The Forces of Freedom and Change is a loose alliance of political parties, rebel groups and trade unions that led the uprising against Mr Al Bashir and negotiated the power-sharing deal with the generals who succeeded him.
However, Ms Hager and other women say they are watching with deep interest how trade unions and political parties are preparing the women they intend to nominate to a proposed parliament in which women will hold 40 per cent of the seats.
The transitional chamber, which will sit until free elections are held in 2022, will be formed once peace agreements are reached with anti-government rebel groups in three regions west and south of the capital, Khartoum. The August 17 pact gives the two sides six months to reach an agreement.
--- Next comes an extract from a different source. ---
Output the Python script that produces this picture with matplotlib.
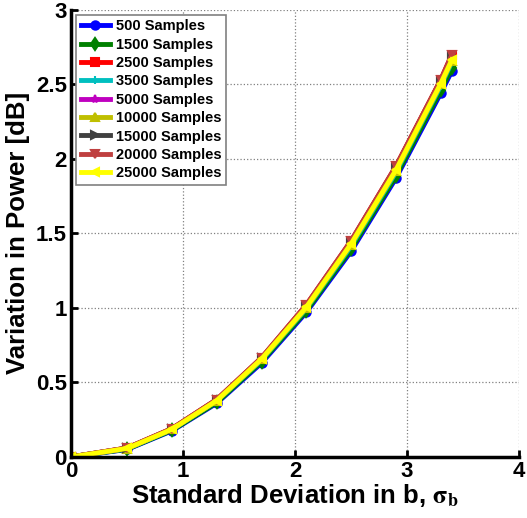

The talks are being held in Juba, South Sudan.
“But for now, the challenge is to bolster the capabilities and efficiency of women selected to senior government positions and to defend them against bullying by men,” said Sulaima Ishaq Sharif, a women’s rights activist who lectures in psychology at a private Khartoum university.
“The representation of women in the government and their active participation in public life is a war that’s much fiercer than the classical man vs woman gender war,” she said, explaining that political parties that put women forward for government positions did so grudgingly and against strong opposition from their male counterparts.
Mrs Sharif said another obstacle to fair representation for women was the entrenchment in state institutions of men who do not believe in gender equality, mostly Islamists loyal to Mr Al Bashir.
“Satisfaction about the representation of women will not come from the size of their representation. It will come when the selection process does not entail the exclusion of other women,” she said.
“The whole thing about women’s representation has just not risen to the level of the revolution and women’s role in it.”
But some of the wins to date are truly impressive.
Chief Justice Neemat Abdullah Kheir, for example, was the choice of the pro-democracy movement. Her nomination to the post was rejected by the generals, but they gave in after street protests backing her appointment. She is the first woman to hold this position in the entire Arab world.
The pro-democracy movement has consistently maintained that only someone like Mrs Kheir could ensure that criminals from Mr Al Bashir’s regime would be brought to justice and that state institutions were purged of the former president’s supporters.
The launch of a women’s football league is no less important. The 21-club league ushers in an important facet of gender equality in a deeply conservative but football mad society. Significantly, the first fixture, played in Khartoum’s oldest stadium, was officiated by three women.
“There is now the political will to make women’s sports one of the pillars of the country’s development and we will work to provide the infrastructure,” Youth and Sports Minister Walaa El Boushi, one of the four women in the Cabinet, said at the inaugural match.